Silicon Valley AI Divide Widens in 2026

Daniel Okoye

The Silicon Valley AI divide is becoming more visible as technology companies race ahead with spending plans that many people do not share. A recent analysis argued that executives, investors, and engineers are embracing artificial intelligence with growing urgency, while much of the public remains uncertain about its value. That gap now matters for markets because AI spending is shaping jobs, capital flows, and corporate strategy.

The contrast is especially sharp in financial terms. Reuters reported that Alphabet, Amazon, Meta, and Microsoft are expected to invest about US$650 billion in AI-related infrastructure in 2026. That would mark a steep rise from about US$410 billion in 2025. Yet enthusiasm inside the industry does not always match everyday adoption outside it.

The issue is no longer just whether AI is powerful. It is whether its benefits are reaching consumers and workers at the same pace as corporate expectations. That question is becoming central for investors, regulators, and households.

Capital Spending Is Racing Ahead

The Silicon Valley AI divide is driven partly by scale. The largest companies are spending heavily on data centers, chips, networking, and power. Reuters said the current investment wave is large enough to influence broader U.S. growth and inflation through technology equipment and electricity demand. 

That spending is also spilling into adjacent industries. Reuters reported that major technology companies are increasingly tapping debt markets to help fund AI and cloud expansion. This marks a change for firms that historically relied more on internal cash. 

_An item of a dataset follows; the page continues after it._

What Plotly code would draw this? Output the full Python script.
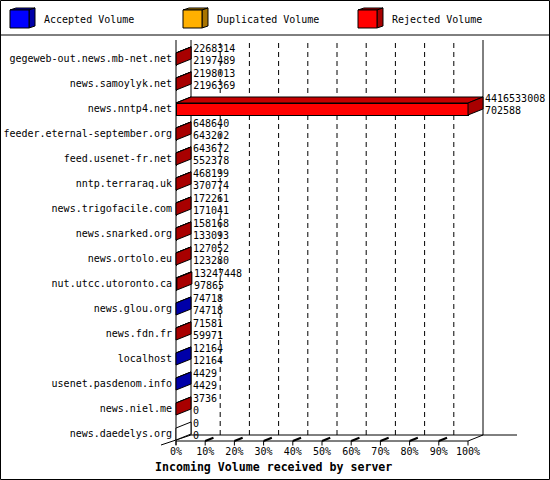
import plotly.graph_objects as go

# values (bytes)
hosts = ["gegeweb-out.news.mb-net.net", "news.samoylyk.net", "news.nntp4.net",
         "feeder.eternal-september.org", "feed.usenet-fr.net", "nntp.terraraq.uk",
         "news.trigofacile.com", "news.snarked.org", "news.ortolo.eu",
         "nut.utcc.utoronto.ca", "news.glou.org", "news.fdn.fr", "localhost",
         "usenet.pasdenom.info", "news.niel.me", "news.daedelys.org"]
total_volume = [2268314, 2198013, 4416533008, 648640, 643672, 468199, 172261, 158168,
                127052, 13247448, 74718, 71581, 12164, 4429, 3736, 0]
accepted_volume = [2197489, 2196369, 702588, 643202, 552378, 370774, 171041, 133093,
                   123280, 97865, 74718, 59971, 12164, 4429, 0, 0]
duplicated_volume = [0, 0, 0, 0, 0, 0, 0, 0, 0, 0, 0, 0, 0, 0, 0, 0]
tick_values = [0, 10, 20, 30, 40, 50, 60, 70, 80, 90, 100]

rejected_volume = [t - a - d for t, a, d in zip(total_volume, accepted_volume, duplicated_volume)]

# colours: front, top, side faces
front_col = {"acc": "#0000FF", "dup": "#FFB000", "rej": "#FF0000"}
top_col = {"acc": "#0000C4", "dup": "#C88C00", "rej": "#C40000"}
side_col = {"acc": "#0000A8", "dup": "#A87400", "rej": "#A80000"}

FONT = "DejaVu Sans Mono"

# pixel geometry of the 3d box
W, H = 550, 480
PXX = 2.92          # px per percent
PXY = 25.0          # px per host row
X0PX, Y0PX = 176, 434
DX = 15 / PXX
DY = 6 / PXY
HALF = 0.24
Y_FLOOR = -0.28
Y_TOP = (Y0PX - 40) / PXY

n = len(hosts)
ypos = [n - 1 - i for i in range(n)]
vmax = max(total_volume)
series = [("Accepted Volume", accepted_volume, "acc"),
          ("Duplicated Volume", duplicated_volume, "dup"),
          ("Rejected Volume", rejected_volume, "rej")]

fig = go.Figure()

# front faces of the bars
for name, vals, key in series:
    fig.add_trace(go.Bar(
        y=ypos, x=[v / vmax * 100 for v in vals], orientation="h", width=2 * HALF,
        marker=dict(color=front_col[key], line=dict(color="black", width=1)),
        name=name, hoverinfo="skip"))

# top and end faces
polys = {}


def add_poly(color, pts):
    xs, ys = polys.setdefault(color, ([], []))
    for px_, py_ in pts + [pts[0]]:
        xs.append(px_)
        ys.append(py_)
    xs.append(None)
    ys.append(None)


bar_end = []
for i in range(n):
    y = ypos[i]
    start = 0.0
    last = None
    for name, vals, key in series:
        v = vals[i] / vmax * 100
        if v > 0:
            end = start + v
            add_poly(top_col[key], [(start, y + HALF), (end, y + HALF),
                                    (end + DX, y + HALF + DY), (start + DX, y + HALF + DY)])
            start = end
            last = key
    bar_end.append(start)
    add_poly(side_col[last] if last else "white",
             [(start, y - HALF), (start, y + HALF),
              (start + DX, y + HALF + DY), (start + DX, y - HALF + DY)])

for color, (xs, ys) in polys.items():
    fig.add_trace(go.Scatter(x=xs, y=ys, mode="lines", fill="toself", fillcolor=color,
                             line=dict(color="black", width=1), hoverinfo="skip",
                             showlegend=False))

# host names
fig.add_trace(go.Scatter(x=[-4 / PXX] * n, y=ypos, mode="text", text=hosts,
                         textposition="middle left", textfont=dict(family=FONT, size=10, color="black"),
                         hoverinfo="skip", showlegend=False, cliponaxis=False))

# value labels
lab_x = [e + DX + 2 / PXX for e in bar_end]
fig.add_trace(go.Scatter(x=lab_x, y=[y + 0.37 for y in ypos], mode="text",
                         text=[str(v) for v in total_volume], textposition="middle right",
                         textfont=dict(family=FONT, size=10, color="black"),
                         hoverinfo="skip", showlegend=False, cliponaxis=False))
fig.add_trace(go.Scatter(x=lab_x, y=[y - 0.08 for y in ypos], mode="text",
                         text=[str(v) for v in accepted_volume], textposition="middle right",
                         textfont=dict(family=FONT, size=10, color="black"),
                         hoverinfo="skip", showlegend=False, cliponaxis=False))

# tick labels
fig.add_trace(go.Scatter(x=tick_values, y=[-0.75] * len(tick_values), mode="text",
                         text=["%d%%" % t for t in tick_values], textposition="middle center",
                         textfont=dict(family=FONT, size=10, color="black"),
                         hoverinfo="skip", showlegend=False, cliponaxis=False))

# box frame: walls, floor, grid, ticks
shapes = []


def dline(x0, y0, x1, y1, dash="solid", width=1):
    shapes.append(dict(type="line", xref="x", yref="y", x0=x0, y0=y0, x1=x1, y1=y1,
                       layer="below", line=dict(color="black", width=width, dash=dash)))


yb = Y_FLOOR + DY
dline(0, Y_FLOOR - 0.16, 0, Y_TOP)
dline(DX, yb, DX, Y_TOP)
dline(100 + DX, yb, 100 + DX, Y_TOP)
dline(0, Y_FLOOR, 100, Y_FLOOR)
dline(DX, yb, (517 - X0PX) / PXX, yb)
dline(-DX, Y_FLOOR - 0.16, DX, yb)
dline(100, Y_FLOOR, 100 + DX, yb)
for t in tick_values:
    dline(t, Y_FLOOR, t, Y_FLOOR - 0.18)
    if 0 < t < 100:
        dline(t + DX, yb, t + DX, Y_TOP, dash="5px,4px")
        dline(t, Y_FLOOR, t + DX * 0.55, Y_FLOOR + DY * 0.55, width=2)


def pp(x, y):
    return x / W, 1 - y / H


def ppath(pts):
    return "M " + " L ".join("%.5f,%.5f" % pp(x, y) for x, y in pts) + " Z"


# outer frame and legend strip
shapes.append(dict(type="rect", xref="paper", yref="paper",
                   x0=0.5 / W, y0=1 - 479.5 / H, x1=549.5 / W, y1=1 - 0.5 / H,
                   line=dict(color="black", width=1)))
shapes.append(dict(type="line", xref="paper", yref="paper", x0=0, x1=1,
                   y0=1 - 35 / H, y1=1 - 35 / H, line=dict(color="black", width=1)))

annotations = []
legend_x = [10, 183, 358]
for (name, vals, key), lx in zip(series, legend_x):
    fx0, fx1, fy0, fy1 = lx, lx + 19, 10, 28
    shapes.append(dict(type="path", xref="paper", yref="paper",
                       path=ppath([(fx0, fy0), (fx0 + 6, fy0 - 2), (fx1 + 6, fy0 - 2), (fx1, fy0)]),
                       fillcolor=top_col[key], line=dict(color="black", width=1)))
    shapes.append(dict(type="path", xref="paper", yref="paper",
                       path=ppath([(fx1, fy0), (fx1 + 6, fy0 - 2), (fx1 + 6, fy1 - 2), (fx1, fy1)]),
                       fillcolor=side_col[key], line=dict(color="black", width=1)))
    shapes.append(dict(type="path", xref="paper", yref="paper",
                       path=ppath([(fx0, fy0), (fx1, fy0), (fx1, fy1), (fx0, fy1)]),
                       fillcolor=front_col[key], line=dict(color="black", width=1)))
    ax, ay = pp(lx + 32, 20)
    annotations.append(dict(x=ax, y=ay, xref="paper", yref="paper", text=name,
                            showarrow=False, xanchor="left", yanchor="middle",
                            font=dict(family=FONT, size=10, color="black")))

tx, ty = pp(273, 467)
annotations.append(dict(x=tx, y=ty, xref="paper", yref="paper",
                        text="<b>Incoming Volume received by server</b>", showarrow=False,
                        xanchor="center", yanchor="middle",
                        font=dict(family=FONT, size=11.6, color="black")))

fig.update_layout(
    width=W, height=H, margin=dict(l=0, r=0, t=0, b=0),
    barmode="stack", showlegend=False,
    paper_bgcolor="white", plot_bgcolor="white",
    xaxis=dict(visible=False, range=[-X0PX / PXX, (W - X0PX) / PXX], fixedrange=True),
    yaxis=dict(visible=False, range=[-(H - Y0PX) / PXY, Y0PX / PXY], fixedrange=True),
    shapes=shapes, annotations=annotations)

# the page gets the default 8px body margin otherwise
fig.write_html("out.html", config={"displayModeBar": False},
               post_script="document.body.style.margin='0';document.body.style.overflow='hidden';")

At the same time, AI optimism continues to lift selected hardware and infrastructure names. Reuters reported in February that investors were rewarding AI hardware makers while treating software companies more cautiously. That pattern suggests markets are favoring firms tied to the physical buildout over those promising future applications. 

This helps explain why the current boom can feel distant from ordinary life. Much of the money is flowing into backend systems rather than consumer experiences that people can easily measure. The result is a market rally tied to infrastructure before mainstream social acceptance is fully established.

Public Use and Trust Remain Uneven

The source analysis argued that many Americans still do not use AI regularly at work and remain skeptical of its practical value. That uneven adoption sits beside confident predictions from executives about agentic systems, huge future revenue, and workplace transformation. The gap between those views is part of the growing Silicon Valley AI divide.

Trust is also a governance issue. Reuters reported in February that major technology companies still provide limited disclosure on AI accountability and oversight. That matters because AI systems are increasingly touching healthcare, finance, government services, and supply chains. Public skepticism may persist if transparency does not improve. 

For consumers, the uncertainty is practical as much as philosophical. People may hear constant promises about AI productivity, yet still see limited benefit in daily tasks. Businesses may invest because they fear missing the next platform shift, even when customer demand is less clear. That can widen the perception gap further.

Corporate Restructuring Deepens the Gap

The Silicon Valley AI divide is also visible inside companies. The analysis highlighted Meta’s shift away from its metaverse focus and toward AI. It said the company was considering layoffs affecting up to 20% of staff while scaling back parts of Horizon Worlds. The same analysis noted that Reality Labs has lost about US$80 billion since 2020.

Those numbers matter because they show how quickly strategic narratives can change. What was once sold as the next frontier can be cut back when AI becomes the stronger market story. Workers then face restructuring even as investors reward the new direction. That dynamic can reinforce public suspicion that AI excitement benefits capital faster than labor.

A similar tension appears across the broader market. Big Tech profits remain substantial, but Reuters said rising AI-related expenses are starting to weigh on margin growth at some firms. Investors are still backing the spending, yet pressure to justify returns is rising. 

Markets Are Betting the Gap Will Close

For now, markets appear to believe adoption will eventually catch up with infrastructure spending. That is the core assumption behind the present AI investment cycle. If companies can turn expensive backend systems into widely used services, the Silicon Valley AI divide could narrow over time. 

If that adoption does not materialize as quickly as expected, pressure may shift. Investors could question spending levels, workers could resist AI-led restructuring, and regulators could demand stronger safeguards. The current divide is therefore not only cultural. It is also financial, because the largest technology companies are spending now, expecting the rest of society to follow later.